▸ GIVEN EXERCISE
Among the entries that follow, the required portion opens with the line containing "Clone this chart in matplotlib." and closes with the line containing "grid_color = '#d9d9d9'". Give that portion again exactly, and nothing else.

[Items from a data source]

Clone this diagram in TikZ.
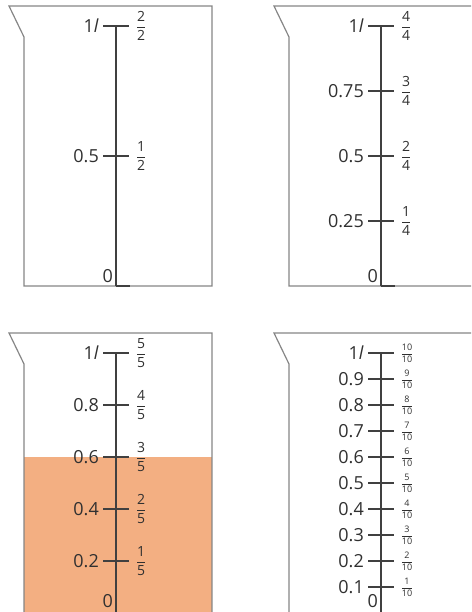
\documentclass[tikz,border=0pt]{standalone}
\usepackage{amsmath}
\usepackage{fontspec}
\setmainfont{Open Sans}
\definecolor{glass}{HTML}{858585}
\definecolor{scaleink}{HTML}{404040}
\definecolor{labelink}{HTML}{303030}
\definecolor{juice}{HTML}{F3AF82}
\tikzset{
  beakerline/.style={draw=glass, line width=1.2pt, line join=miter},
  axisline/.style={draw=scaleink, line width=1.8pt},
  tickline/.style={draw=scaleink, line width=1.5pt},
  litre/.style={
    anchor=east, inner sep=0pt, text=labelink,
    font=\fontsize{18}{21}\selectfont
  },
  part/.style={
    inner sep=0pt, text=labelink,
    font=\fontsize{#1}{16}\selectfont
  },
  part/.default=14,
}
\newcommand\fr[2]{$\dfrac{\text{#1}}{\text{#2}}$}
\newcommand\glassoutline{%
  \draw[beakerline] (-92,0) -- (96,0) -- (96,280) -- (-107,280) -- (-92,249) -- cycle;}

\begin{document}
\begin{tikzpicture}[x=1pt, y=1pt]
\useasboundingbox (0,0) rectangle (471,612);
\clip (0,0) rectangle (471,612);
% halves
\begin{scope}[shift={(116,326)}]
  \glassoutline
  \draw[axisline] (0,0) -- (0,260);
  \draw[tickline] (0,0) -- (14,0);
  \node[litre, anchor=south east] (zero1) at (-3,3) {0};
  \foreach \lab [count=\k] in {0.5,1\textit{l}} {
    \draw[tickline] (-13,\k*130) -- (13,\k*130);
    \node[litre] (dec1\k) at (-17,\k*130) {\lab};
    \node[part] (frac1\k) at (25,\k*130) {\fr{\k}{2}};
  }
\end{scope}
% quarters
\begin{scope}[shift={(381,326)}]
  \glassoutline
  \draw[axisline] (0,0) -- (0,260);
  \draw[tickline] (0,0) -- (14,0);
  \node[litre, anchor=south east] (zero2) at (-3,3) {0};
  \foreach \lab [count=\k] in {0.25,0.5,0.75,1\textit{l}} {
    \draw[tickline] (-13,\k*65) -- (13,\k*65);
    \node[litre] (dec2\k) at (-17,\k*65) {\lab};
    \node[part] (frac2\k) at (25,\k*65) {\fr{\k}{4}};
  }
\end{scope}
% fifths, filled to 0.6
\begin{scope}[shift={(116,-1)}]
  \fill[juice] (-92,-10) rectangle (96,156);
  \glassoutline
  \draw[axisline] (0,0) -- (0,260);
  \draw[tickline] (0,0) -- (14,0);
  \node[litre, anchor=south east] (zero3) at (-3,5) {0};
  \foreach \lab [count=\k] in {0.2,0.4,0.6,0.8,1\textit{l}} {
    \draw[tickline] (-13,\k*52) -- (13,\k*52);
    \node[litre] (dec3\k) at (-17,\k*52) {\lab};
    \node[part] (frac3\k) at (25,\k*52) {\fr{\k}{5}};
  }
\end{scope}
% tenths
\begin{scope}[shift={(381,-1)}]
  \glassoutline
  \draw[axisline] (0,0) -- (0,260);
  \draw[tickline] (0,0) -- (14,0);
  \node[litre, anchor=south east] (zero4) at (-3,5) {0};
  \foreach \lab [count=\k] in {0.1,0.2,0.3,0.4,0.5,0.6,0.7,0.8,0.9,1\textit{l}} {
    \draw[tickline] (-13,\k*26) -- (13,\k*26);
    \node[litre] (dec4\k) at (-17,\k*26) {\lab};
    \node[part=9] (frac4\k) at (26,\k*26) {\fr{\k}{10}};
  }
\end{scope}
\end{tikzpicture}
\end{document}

...

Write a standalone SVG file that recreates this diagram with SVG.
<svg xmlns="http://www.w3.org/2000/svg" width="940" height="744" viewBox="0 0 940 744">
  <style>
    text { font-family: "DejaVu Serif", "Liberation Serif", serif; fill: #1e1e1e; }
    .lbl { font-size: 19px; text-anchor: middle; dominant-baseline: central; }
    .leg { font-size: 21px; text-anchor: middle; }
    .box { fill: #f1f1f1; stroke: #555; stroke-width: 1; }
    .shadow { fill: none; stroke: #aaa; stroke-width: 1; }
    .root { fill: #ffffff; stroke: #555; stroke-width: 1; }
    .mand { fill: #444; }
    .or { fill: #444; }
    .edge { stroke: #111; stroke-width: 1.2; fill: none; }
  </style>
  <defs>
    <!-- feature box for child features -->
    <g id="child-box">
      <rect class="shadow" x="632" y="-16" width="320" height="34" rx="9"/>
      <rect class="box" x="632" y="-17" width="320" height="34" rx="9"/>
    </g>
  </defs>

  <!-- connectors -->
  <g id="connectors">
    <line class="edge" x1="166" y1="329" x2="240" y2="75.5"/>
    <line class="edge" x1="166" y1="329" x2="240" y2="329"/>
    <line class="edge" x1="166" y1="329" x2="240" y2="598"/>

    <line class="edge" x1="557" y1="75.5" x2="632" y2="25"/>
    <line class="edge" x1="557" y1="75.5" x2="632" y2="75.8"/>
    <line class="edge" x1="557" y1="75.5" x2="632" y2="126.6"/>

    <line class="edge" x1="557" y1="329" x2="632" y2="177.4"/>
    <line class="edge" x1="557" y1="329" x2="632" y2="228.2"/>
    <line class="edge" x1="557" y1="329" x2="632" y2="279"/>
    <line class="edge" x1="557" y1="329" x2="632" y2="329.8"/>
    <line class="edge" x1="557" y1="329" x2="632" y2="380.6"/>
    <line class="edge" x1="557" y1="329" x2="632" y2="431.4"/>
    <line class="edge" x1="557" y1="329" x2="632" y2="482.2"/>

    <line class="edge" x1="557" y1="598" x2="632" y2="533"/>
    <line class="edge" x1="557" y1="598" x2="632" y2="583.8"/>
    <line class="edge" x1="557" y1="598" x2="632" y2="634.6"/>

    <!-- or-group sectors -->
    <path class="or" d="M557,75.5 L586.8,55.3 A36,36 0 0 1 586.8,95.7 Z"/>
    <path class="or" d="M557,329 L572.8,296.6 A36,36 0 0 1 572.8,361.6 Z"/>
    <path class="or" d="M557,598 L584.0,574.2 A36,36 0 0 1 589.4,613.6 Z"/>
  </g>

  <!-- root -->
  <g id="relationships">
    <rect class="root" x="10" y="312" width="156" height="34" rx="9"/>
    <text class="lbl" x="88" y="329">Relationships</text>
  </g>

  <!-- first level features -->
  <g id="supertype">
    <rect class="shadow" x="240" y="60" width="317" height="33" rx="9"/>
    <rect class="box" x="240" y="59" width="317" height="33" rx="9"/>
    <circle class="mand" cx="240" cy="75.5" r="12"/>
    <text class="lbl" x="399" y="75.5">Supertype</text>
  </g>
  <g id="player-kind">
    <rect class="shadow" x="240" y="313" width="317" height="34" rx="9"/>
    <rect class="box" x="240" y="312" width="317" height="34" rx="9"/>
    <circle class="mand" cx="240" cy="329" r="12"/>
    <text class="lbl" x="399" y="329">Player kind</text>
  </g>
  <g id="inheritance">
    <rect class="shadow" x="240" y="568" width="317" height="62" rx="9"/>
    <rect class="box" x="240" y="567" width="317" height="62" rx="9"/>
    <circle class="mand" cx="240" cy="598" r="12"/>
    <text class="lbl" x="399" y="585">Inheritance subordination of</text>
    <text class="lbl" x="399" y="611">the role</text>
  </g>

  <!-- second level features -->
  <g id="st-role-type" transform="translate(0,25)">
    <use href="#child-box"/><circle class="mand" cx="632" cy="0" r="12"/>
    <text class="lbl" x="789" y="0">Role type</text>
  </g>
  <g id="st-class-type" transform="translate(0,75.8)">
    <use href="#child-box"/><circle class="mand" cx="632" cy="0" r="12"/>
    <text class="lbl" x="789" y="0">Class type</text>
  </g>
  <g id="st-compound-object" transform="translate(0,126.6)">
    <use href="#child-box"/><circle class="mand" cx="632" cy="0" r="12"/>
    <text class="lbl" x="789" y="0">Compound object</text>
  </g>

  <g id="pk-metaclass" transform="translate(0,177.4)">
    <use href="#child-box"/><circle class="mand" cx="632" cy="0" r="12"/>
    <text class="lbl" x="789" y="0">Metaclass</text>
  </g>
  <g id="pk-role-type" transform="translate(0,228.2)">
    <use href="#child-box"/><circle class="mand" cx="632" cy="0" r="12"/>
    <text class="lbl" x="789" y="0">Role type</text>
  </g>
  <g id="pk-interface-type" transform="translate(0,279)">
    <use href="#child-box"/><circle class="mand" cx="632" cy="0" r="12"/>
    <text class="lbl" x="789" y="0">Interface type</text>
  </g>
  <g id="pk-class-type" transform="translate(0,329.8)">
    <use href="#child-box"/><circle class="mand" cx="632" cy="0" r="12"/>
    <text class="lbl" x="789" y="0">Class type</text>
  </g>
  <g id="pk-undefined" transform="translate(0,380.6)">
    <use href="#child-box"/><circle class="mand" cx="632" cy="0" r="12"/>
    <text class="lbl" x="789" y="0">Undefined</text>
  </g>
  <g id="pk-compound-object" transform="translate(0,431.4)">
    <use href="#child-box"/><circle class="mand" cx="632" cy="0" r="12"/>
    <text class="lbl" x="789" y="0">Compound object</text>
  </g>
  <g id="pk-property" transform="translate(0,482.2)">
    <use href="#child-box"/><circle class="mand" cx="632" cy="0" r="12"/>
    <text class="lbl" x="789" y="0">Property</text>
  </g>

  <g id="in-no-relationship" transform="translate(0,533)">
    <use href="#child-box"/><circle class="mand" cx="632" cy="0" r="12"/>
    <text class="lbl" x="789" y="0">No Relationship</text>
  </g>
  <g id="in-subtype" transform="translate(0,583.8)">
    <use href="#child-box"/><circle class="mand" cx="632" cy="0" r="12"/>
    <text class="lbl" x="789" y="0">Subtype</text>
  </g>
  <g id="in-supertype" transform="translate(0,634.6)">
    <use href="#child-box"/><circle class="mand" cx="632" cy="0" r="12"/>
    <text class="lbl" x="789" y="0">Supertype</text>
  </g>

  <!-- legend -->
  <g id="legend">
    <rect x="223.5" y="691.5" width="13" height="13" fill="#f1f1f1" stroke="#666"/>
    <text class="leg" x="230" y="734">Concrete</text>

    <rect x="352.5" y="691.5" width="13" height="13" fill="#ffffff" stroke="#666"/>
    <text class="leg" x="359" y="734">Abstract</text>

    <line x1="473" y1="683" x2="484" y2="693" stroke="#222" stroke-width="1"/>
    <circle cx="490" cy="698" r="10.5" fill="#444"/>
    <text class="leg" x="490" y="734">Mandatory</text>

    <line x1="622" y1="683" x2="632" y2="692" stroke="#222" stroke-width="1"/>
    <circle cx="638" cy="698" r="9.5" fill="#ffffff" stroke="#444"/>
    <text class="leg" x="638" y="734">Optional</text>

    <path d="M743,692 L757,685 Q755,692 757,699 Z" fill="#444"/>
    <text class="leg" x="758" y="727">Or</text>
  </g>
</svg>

* * *

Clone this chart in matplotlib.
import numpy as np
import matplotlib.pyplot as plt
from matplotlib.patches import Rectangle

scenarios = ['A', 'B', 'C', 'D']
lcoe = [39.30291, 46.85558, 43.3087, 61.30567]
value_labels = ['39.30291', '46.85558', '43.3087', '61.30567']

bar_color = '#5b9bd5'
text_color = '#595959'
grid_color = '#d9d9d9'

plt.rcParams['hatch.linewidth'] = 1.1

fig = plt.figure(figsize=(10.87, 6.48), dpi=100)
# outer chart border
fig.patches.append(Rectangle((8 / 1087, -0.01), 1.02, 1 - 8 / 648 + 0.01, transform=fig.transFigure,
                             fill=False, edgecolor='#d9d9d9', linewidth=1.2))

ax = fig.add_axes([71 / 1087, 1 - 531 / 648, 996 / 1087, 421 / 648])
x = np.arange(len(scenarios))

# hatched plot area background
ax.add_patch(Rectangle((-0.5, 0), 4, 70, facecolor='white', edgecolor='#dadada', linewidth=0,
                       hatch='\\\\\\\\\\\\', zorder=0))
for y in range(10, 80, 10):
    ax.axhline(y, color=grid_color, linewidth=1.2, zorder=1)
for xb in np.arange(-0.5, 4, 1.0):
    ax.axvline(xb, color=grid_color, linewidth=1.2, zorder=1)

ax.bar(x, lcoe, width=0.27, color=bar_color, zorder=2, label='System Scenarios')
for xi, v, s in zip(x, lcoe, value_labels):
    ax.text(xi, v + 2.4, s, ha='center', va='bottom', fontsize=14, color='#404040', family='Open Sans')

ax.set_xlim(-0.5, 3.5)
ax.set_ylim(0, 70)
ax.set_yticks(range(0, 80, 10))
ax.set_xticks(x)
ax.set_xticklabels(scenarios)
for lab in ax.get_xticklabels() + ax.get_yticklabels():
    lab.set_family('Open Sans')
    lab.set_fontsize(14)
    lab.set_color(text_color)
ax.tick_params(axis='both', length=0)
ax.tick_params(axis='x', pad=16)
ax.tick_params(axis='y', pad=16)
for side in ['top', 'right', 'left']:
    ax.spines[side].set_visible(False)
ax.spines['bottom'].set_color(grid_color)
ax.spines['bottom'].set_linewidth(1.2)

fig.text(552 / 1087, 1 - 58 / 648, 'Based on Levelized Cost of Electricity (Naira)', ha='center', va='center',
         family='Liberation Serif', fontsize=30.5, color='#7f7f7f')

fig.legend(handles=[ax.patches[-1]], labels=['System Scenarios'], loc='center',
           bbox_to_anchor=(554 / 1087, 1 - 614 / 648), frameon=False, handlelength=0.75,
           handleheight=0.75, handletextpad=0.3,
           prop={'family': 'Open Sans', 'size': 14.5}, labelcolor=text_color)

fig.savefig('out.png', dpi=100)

▸ EXPECTED ANSWER
Clone this chart in matplotlib.
import numpy as np
import matplotlib.pyplot as plt
from matplotlib.patches import Rectangle

scenarios = ['A', 'B', 'C', 'D']
lcoe = [39.30291, 46.85558, 43.3087, 61.30567]
value_labels = ['39.30291', '46.85558', '43.3087', '61.30567']

bar_color = '#5b9bd5'
text_color = '#595959'
grid_color = '#d9d9d9'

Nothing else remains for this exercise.